• EXERCISE DETAILS: Copy everything in the data below exactly except the pictures.

-- begin --

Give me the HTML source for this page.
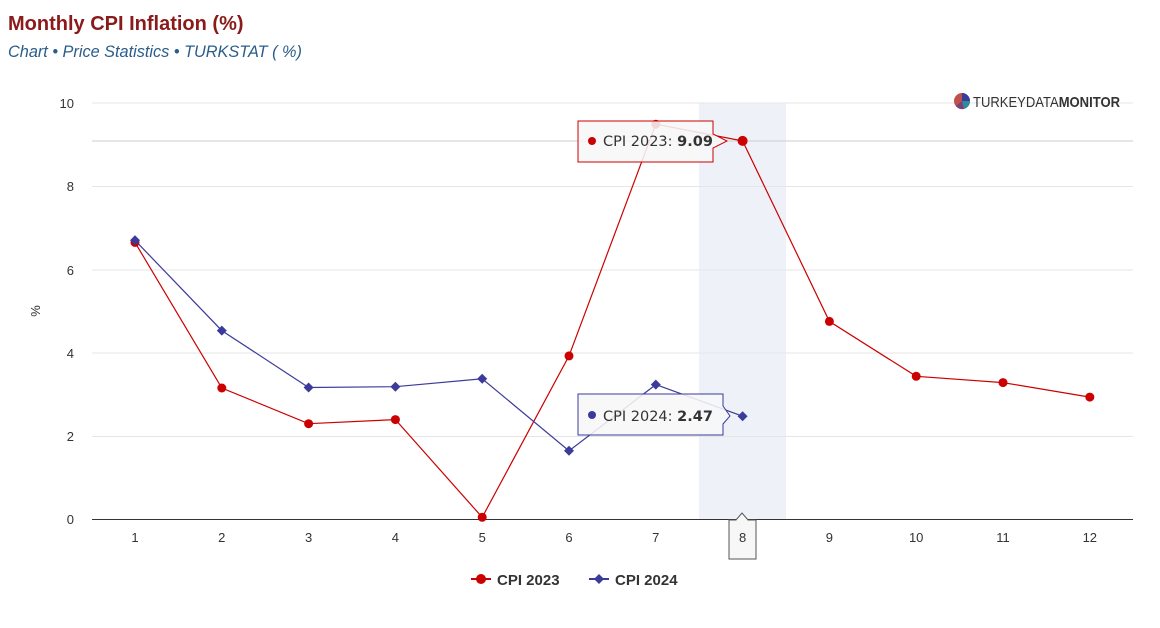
<!DOCTYPE html>
<html><head><meta charset="utf-8"><style>
body{margin:0;background:#fff;width:1160px;height:623px;overflow:hidden;font-family:"Liberation Sans",sans-serif}
</style></head><body>
<svg width="1160" height="623" xmlns="http://www.w3.org/2000/svg" font-family="Liberation Sans, sans-serif">
<text x="8" y="30" font-size="20" font-weight="bold" fill="#8b1a1a">Monthly CPI Inflation (%)</text>
<text x="8" y="57" font-size="16.3" font-style="italic" fill="#2a5d8a">Chart • Price Statistics • TURKSTAT ( %)</text>
<rect x="699" y="103" width="87" height="416" fill="#eef2f8"/>
<g stroke="#e6e6e6" stroke-width="1">
<line x1="92" x2="1133" y1="103" y2="103"/><line x1="92" x2="1133" y1="186.5" y2="186.5"/>
<line x1="92" x2="1133" y1="270" y2="270"/><line x1="92" x2="1133" y1="353" y2="353"/>
<line x1="92" x2="1133" y1="436.5" y2="436.5"/>
</g>
<line x1="92" x2="1133" y1="141" y2="141" stroke="#ccc"/>
<line x1="92" x2="1133" y1="519.5" y2="519.5" stroke="#333"/>
<g font-size="13" fill="#333" text-anchor="end">
<text x="74" y="108">10</text><text x="74" y="191">8</text><text x="74" y="275">6</text>
<text x="74" y="358">4</text><text x="74" y="441">2</text><text x="74" y="524">0</text>
</g>
<text x="40" y="311" font-size="13" fill="#333" transform="rotate(-90 40 311)" text-anchor="middle">%</text>
<g font-size="13" fill="#333" text-anchor="middle">
<text x="135" y="542">1</text><text x="221.8" y="542">2</text><text x="308.6" y="542">3</text>
<text x="395.4" y="542">4</text><text x="482.2" y="542">5</text><text x="569" y="542">6</text>
<text x="655.8" y="542">7</text><text x="829.4" y="542">9</text>
<text x="916.2" y="542">10</text><text x="1003" y="542">11</text><text x="1089.8" y="542">12</text>
</g>
<polyline fill="none" stroke="#cc0000" stroke-width="1.2" points="135,242.4 221.8,388 308.6,423.7 395.4,419.6 482.2,517.3 569,355.9 655.8,124.2 742.6,140.9 829.4,321.4 916.2,376.3 1003,382.6 1089.8,397.1"/>
<g fill="#cc0000">
<circle cx="135" cy="242.4" r="4.5"/><circle cx="221.8" cy="388" r="4.5"/><circle cx="308.6" cy="423.7" r="4.5"/>
<circle cx="395.4" cy="419.6" r="4.5"/><circle cx="482.2" cy="517.3" r="4.5"/><circle cx="569" cy="355.9" r="4.5"/>
<circle cx="655.8" cy="124.2" r="4.5"/><circle cx="742.6" cy="140.9" r="5"/><circle cx="829.4" cy="321.4" r="4.5"/>
<circle cx="916.2" cy="376.3" r="4.5"/><circle cx="1003" cy="382.6" r="4.5"/><circle cx="1089.8" cy="397.1" r="4.5"/>
</g>
<polyline fill="none" stroke="#3b3b9b" stroke-width="1.2" points="135,240.3 221.8,330.6 308.6,387.5 395.4,386.7 482.2,378.8 569,450.8 655.8,384.6 742.6,416.2"/>
<g fill="#3b3b9b">
<path d="M135 235.3l5 5-5 5-5-5z"/><path d="M221.8 325.6l5 5-5 5-5-5z"/><path d="M308.6 382.5l5 5-5 5-5-5z"/>
<path d="M395.4 381.7l5 5-5 5-5-5z"/><path d="M482.2 373.8l5 5-5 5-5-5z"/><path d="M569 445.8l5 5-5 5-5-5z"/>
<path d="M655.8 379.6l5 5-5 5-5-5z"/><path d="M742.6 411.2l5 5-5 5-5-5z"/>
</g>
<!-- tooltips -->
<path d="M578 121H713V134L727 141L713 148V162H578Z" fill="rgba(247,247,247,0.88)" stroke="#cc0000" stroke-width="1"/>
<circle cx="592" cy="141" r="4" fill="#cc0000"/>
<text x="603" y="146" font-size="14.5" fill="#333" font-family="DejaVu Sans, sans-serif">CPI 2023: <tspan font-weight="bold">9.09</tspan></text>
<path d="M578 394H723V406L730 416L723 424V435H578Z" fill="rgba(247,247,247,0.88)" stroke="#3b3b9b" stroke-width="1"/>
<circle cx="592" cy="415" r="4" fill="#3b3b9b"/>
<text x="603" y="421" font-size="14.5" fill="#333" font-family="DejaVu Sans, sans-serif">CPI 2024: <tspan font-weight="bold">2.47</tspan></text>
<path d="M729 520H736L742 513L748 520H756V559H729Z" fill="#f7f7f7" stroke="#555" stroke-width="1"/>
<text x="742.6" y="542" font-size="13" fill="#333" text-anchor="middle">8</text>
<!-- logo -->
<circle cx="962" cy="101" r="8" fill="#c0504d"/>
<path d="M962 101V93A8 8 0 0 1 970 101Z" fill="#3b3b9b"/>
<path d="M962 101H970A8 8 0 0 1 964 109Z" fill="#2e8b9b"/>
<path d="M962 101L964 109A8 8 0 0 1 956 106Z" fill="#7b3f7b"/>
<text x="973" y="107" font-size="15" fill="#333" textLength="147" lengthAdjust="spacingAndGlyphs">TURKEYDATA<tspan font-weight="bold">MONITOR</tspan></text>
<!-- legend -->
<line x1="471" x2="491" y1="579" y2="579" stroke="#cc0000" stroke-width="2"/>
<circle cx="481" cy="579" r="5" fill="#cc0000"/>
<text x="497" y="585" font-size="15" font-weight="bold" fill="#333">CPI 2023</text>
<line x1="589" x2="609" y1="579" y2="579" stroke="#3b3b9b" stroke-width="2"/>
<path d="M599 574l5 5-5 5-5-5z" fill="#3b3b9b"/>
<text x="615" y="585" font-size="15" font-weight="bold" fill="#333">CPI 2024</text>
</svg>
</body></html>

-- end --

• COMPLETE ANSWER:
Give me the HTML source for this page.
<!DOCTYPE html>
<html><head><meta charset="utf-8"><style>
body{margin:0;background:#fff;width:1160px;height:623px;overflow:hidden;font-family:"Liberation Sans",sans-serif}
</style></head><body>
<svg width="1160" height="623" xmlns="http://www.w3.org/2000/svg" font-family="Liberation Sans, sans-serif">
<text x="8" y="30" font-size="20" font-weight="bold" fill="#8b1a1a">Monthly CPI Inflation (%)</text>
<text x="8" y="57" font-size="16.3" font-style="italic" fill="#2a5d8a">Chart • Price Statistics • TURKSTAT ( %)</text>
<rect x="699" y="103" width="87" height="416" fill="#eef2f8"/>
<g stroke="#e6e6e6" stroke-width="1">
<line x1="92" x2="1133" y1="103" y2="103"/><line x1="92" x2="1133" y1="186.5" y2="186.5"/>
<line x1="92" x2="1133" y1="270" y2="270"/><line x1="92" x2="1133" y1="353" y2="353"/>
<line x1="92" x2="1133" y1="436.5" y2="436.5"/>
</g>
<line x1="92" x2="1133" y1="141" y2="141" stroke="#ccc"/>
<line x1="92" x2="1133" y1="519.5" y2="519.5" stroke="#333"/>
<g font-size="13" fill="#333" text-anchor="end">
<text x="74" y="108">10</text><text x="74" y="191">8</text><text x="74" y="275">6</text>
<text x="74" y="358">4</text><text x="74" y="441">2</text><text x="74" y="524">0</text>
</g>
<text x="40" y="311" font-size="13" fill="#333" transform="rotate(-90 40 311)" text-anchor="middle">%</text>
<g font-size="13" fill="#333" text-anchor="middle">
<text x="135" y="542">1</text><text x="221.8" y="542">2</text><text x="308.6" y="542">3</text>
<text x="395.4" y="542">4</text><text x="482.2" y="542">5</text><text x="569" y="542">6</text>
<text x="655.8" y="542">7</text><text x="829.4" y="542">9</text>
<text x="916.2" y="542">10</text><text x="1003" y="542">11</text><text x="1089.8" y="542">12</text>
</g>
<polyline fill="none" stroke="#cc0000" stroke-width="1.2" points="135,242.4 221.8,388 308.6,423.7 395.4,419.6 482.2,517.3 569,355.9 655.8,124.2 742.6,140.9 829.4,321.4 916.2,376.3 1003,382.6 1089.8,397.1"/>
<g fill="#cc0000">
<circle cx="135" cy="242.4" r="4.5"/><circle cx="221.8" cy="388" r="4.5"/><circle cx="308.6" cy="423.7" r="4.5"/>
<circle cx="395.4" cy="419.6" r="4.5"/><circle cx="482.2" cy="517.3" r="4.5"/><circle cx="569" cy="355.9" r="4.5"/>
<circle cx="655.8" cy="124.2" r="4.5"/><circle cx="742.6" cy="140.9" r="5"/><circle cx="829.4" cy="321.4" r="4.5"/>
<circle cx="916.2" cy="376.3" r="4.5"/><circle cx="1003" cy="382.6" r="4.5"/><circle cx="1089.8" cy="397.1" r="4.5"/>
</g>
<polyline fill="none" stroke="#3b3b9b" stroke-width="1.2" points="135,240.3 221.8,330.6 308.6,387.5 395.4,386.7 482.2,378.8 569,450.8 655.8,384.6 742.6,416.2"/>
<g fill="#3b3b9b">
<path d="M135 235.3l5 5-5 5-5-5z"/><path d="M221.8 325.6l5 5-5 5-5-5z"/><path d="M308.6 382.5l5 5-5 5-5-5z"/>
<path d="M395.4 381.7l5 5-5 5-5-5z"/><path d="M482.2 373.8l5 5-5 5-5-5z"/><path d="M569 445.8l5 5-5 5-5-5z"/>
<path d="M655.8 379.6l5 5-5 5-5-5z"/><path d="M742.6 411.2l5 5-5 5-5-5z"/>
</g>
<!-- tooltips -->
<path d="M578 121H713V134L727 141L713 148V162H578Z" fill="rgba(247,247,247,0.88)" stroke="#cc0000" stroke-width="1"/>
<circle cx="592" cy="141" r="4" fill="#cc0000"/>
<text x="603" y="146" font-size="14.5" fill="#333" font-family="DejaVu Sans, sans-serif">CPI 2023: <tspan font-weight="bold">9.09</tspan></text>
<path d="M578 394H723V406L730 416L723 424V435H578Z" fill="rgba(247,247,247,0.88)" stroke="#3b3b9b" stroke-width="1"/>
<circle cx="592" cy="415" r="4" fill="#3b3b9b"/>
<text x="603" y="421" font-size="14.5" fill="#333" font-family="DejaVu Sans, sans-serif">CPI 2024: <tspan font-weight="bold">2.47</tspan></text>
<path d="M729 520H736L742 513L748 520H756V559H729Z" fill="#f7f7f7" stroke="#555" stroke-width="1"/>
<text x="742.6" y="542" font-size="13" fill="#333" text-anchor="middle">8</text>
<!-- logo -->
<circle cx="962" cy="101" r="8" fill="#c0504d"/>
<path d="M962 101V93A8 8 0 0 1 970 101Z" fill="#3b3b9b"/>
<path d="M962 101H970A8 8 0 0 1 964 109Z" fill="#2e8b9b"/>
<path d="M962 101L964 109A8 8 0 0 1 956 106Z" fill="#7b3f7b"/>
<text x="973" y="107" font-size="15" fill="#333" textLength="147" lengthAdjust="spacingAndGlyphs">TURKEYDATA<tspan font-weight="bold">MONITOR</tspan></text>
<!-- legend -->
<line x1="471" x2="491" y1="579" y2="579" stroke="#cc0000" stroke-width="2"/>
<circle cx="481" cy="579" r="5" fill="#cc0000"/>
<text x="497" y="585" font-size="15" font-weight="bold" fill="#333">CPI 2023</text>
<line x1="589" x2="609" y1="579" y2="579" stroke="#3b3b9b" stroke-width="2"/>
<path d="M599 574l5 5-5 5-5-5z" fill="#3b3b9b"/>
<text x="615" y="585" font-size="15" font-weight="bold" fill="#333">CPI 2024</text>
</svg>
</body></html>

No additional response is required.